From the Inter Press Service, writer Mitch Moxley tells us more about the practice of slavery in China.
In May 2009, police in Anhui province arrested ten men for allegedly enslaving more than 30 mentally handicapped people who had been forced to work at brick kilns. In 2007, hundreds of brick kiln slaves, many of them children or mentally handicapped, were freed in raids across northern China.
Reports of enslaved mentally ill workers have come from ten provinces since 2007, according to the China Association of Mentally Handicapped People. There have been 20 cases of mentally ill workers being killed, a Legal Daily report said.

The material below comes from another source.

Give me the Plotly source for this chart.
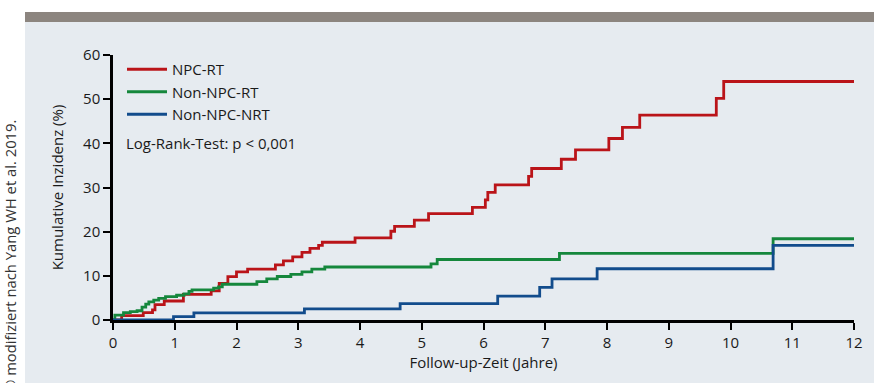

Meng Weina, founder of the Beijing Huiling Community Services for People with Learning Disabilities, says mentally ill people are especially vulnerable in China, where the social security net is small and care generally falls into the hands of the family. When parents die, many mentally handicapped people have no one to care for them. In rural areas, where 70 percent of mentally disabled people live, there are virtually no organisations that offer support.
"We have seen so many cases of abduction," Meng tells IPS, "but when they are reported to place, no one really cares."
Liu Kaiming, labour researcher and executive director at the Shenzhen-based Institute of Contemporary Observation, says the root cause is imperfect social safety nets, inadequate laws and regulations protecting mentally ill people, and lack of punishment for officials who neglect their duties.
"I don’t think the central and local governments have done anything to protect mentally ill workers," Liu tells IPS.